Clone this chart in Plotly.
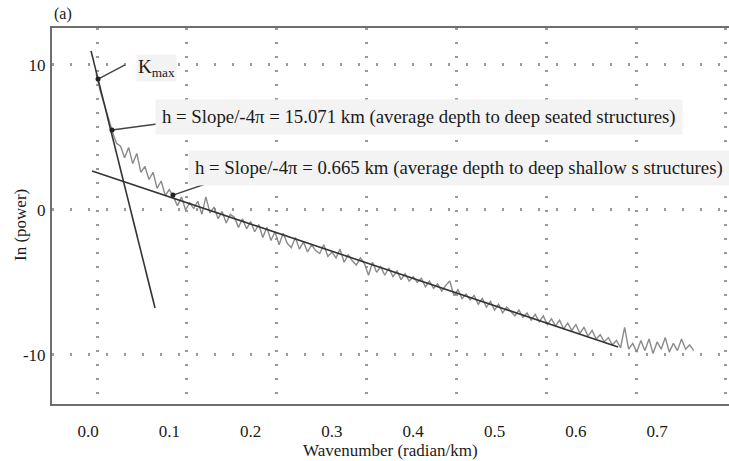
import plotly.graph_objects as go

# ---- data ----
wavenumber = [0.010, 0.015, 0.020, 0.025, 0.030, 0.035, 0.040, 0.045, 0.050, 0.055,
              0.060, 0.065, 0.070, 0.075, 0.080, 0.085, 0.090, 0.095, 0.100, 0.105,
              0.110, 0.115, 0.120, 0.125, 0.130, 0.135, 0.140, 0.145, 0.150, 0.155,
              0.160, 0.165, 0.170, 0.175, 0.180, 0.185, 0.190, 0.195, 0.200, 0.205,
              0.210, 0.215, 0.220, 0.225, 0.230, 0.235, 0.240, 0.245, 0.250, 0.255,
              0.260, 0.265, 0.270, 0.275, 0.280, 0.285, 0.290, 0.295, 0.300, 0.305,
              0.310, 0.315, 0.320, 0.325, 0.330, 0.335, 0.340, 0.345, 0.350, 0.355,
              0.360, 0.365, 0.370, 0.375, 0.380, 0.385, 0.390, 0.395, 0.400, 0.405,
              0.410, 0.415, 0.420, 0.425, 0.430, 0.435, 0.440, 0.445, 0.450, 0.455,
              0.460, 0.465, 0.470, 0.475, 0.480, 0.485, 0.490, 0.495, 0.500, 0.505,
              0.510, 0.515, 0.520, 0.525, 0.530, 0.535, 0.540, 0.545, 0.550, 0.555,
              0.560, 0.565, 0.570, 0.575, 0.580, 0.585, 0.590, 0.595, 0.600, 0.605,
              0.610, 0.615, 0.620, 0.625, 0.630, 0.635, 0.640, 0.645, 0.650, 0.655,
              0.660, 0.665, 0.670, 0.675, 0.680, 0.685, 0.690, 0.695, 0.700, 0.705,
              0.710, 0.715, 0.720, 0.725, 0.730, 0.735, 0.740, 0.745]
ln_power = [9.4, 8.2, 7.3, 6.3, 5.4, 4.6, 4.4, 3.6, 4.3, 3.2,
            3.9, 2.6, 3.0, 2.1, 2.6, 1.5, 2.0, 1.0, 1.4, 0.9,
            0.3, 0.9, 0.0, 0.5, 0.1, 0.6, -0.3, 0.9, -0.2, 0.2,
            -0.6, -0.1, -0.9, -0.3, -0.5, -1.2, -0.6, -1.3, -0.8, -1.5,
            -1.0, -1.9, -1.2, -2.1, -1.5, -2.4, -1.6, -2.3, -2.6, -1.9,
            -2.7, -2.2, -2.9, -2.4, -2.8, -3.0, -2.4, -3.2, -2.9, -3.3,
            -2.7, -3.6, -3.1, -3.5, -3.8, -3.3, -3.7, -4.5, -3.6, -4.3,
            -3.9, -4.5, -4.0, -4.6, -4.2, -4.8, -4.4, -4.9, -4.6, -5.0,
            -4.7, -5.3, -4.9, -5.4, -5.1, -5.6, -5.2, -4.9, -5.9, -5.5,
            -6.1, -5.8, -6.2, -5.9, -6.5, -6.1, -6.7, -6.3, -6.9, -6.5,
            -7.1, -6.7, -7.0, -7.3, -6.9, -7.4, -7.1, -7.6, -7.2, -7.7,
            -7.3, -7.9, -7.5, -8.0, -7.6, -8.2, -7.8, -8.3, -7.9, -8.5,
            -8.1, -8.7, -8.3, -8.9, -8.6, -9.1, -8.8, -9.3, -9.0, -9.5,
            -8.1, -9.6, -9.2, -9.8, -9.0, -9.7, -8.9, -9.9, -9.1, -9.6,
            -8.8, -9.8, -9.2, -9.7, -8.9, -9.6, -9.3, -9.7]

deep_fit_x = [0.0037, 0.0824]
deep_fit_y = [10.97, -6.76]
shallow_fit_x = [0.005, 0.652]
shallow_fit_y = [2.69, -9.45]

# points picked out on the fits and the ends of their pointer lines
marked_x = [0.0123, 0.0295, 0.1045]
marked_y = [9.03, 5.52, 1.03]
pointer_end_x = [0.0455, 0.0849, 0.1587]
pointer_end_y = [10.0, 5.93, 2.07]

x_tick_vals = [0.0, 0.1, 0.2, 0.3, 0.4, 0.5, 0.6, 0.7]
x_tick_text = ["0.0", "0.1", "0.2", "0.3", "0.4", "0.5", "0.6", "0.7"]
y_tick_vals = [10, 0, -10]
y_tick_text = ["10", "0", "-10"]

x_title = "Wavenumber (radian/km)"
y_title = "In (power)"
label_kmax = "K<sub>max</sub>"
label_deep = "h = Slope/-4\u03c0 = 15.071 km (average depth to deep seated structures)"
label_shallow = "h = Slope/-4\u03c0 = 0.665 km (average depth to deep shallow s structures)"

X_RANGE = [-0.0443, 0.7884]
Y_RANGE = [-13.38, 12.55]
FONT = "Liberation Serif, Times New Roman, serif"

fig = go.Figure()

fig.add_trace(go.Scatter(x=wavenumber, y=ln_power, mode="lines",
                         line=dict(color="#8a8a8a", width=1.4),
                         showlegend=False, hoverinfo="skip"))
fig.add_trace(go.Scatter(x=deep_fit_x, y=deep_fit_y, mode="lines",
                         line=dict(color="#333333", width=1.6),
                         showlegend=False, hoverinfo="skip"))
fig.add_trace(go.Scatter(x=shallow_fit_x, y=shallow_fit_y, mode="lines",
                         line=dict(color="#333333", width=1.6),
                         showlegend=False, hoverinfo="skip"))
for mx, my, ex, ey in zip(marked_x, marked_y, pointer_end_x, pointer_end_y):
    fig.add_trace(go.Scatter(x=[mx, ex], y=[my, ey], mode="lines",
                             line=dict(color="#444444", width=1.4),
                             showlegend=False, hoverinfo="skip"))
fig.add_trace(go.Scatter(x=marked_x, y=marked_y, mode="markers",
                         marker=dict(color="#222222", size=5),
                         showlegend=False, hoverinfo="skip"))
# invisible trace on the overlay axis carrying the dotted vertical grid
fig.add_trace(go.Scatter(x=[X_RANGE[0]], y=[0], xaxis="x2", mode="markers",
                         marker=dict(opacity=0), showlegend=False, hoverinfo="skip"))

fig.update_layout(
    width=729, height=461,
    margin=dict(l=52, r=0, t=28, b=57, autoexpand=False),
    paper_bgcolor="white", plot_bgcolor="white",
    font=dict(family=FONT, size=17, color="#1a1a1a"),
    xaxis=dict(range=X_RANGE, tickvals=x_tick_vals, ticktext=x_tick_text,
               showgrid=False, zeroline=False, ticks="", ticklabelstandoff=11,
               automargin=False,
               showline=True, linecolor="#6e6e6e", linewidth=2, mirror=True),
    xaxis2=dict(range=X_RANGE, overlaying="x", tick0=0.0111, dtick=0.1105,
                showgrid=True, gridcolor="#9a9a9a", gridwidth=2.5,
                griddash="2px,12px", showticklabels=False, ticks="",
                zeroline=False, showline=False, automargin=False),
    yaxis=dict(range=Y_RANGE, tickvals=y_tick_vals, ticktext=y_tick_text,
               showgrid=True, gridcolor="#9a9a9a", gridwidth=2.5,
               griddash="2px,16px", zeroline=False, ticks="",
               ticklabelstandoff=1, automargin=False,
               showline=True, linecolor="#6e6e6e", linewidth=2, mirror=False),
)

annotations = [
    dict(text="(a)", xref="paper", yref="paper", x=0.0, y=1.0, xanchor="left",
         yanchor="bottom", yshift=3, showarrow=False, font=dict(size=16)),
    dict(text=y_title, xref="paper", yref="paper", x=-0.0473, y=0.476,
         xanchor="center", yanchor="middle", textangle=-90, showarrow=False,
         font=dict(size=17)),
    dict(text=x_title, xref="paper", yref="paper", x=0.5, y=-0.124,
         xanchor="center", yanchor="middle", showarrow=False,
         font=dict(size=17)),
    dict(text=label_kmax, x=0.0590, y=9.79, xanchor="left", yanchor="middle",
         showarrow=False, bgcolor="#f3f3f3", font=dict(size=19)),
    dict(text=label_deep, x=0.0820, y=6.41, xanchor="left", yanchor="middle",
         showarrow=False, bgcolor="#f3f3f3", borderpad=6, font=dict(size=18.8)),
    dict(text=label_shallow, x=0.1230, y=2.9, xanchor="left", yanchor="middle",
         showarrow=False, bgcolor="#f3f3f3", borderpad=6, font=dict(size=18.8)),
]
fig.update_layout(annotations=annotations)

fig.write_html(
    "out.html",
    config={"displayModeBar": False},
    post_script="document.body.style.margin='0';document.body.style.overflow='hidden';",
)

▶ _What the exercise asks_:
Look at the listing and set down only the lines from its start through the line with "import plotly.graph_objects as go", word for word and without pictures.

▶ _Finished task_:
Clone this chart in Plotly.
import plotly.graph_objects as go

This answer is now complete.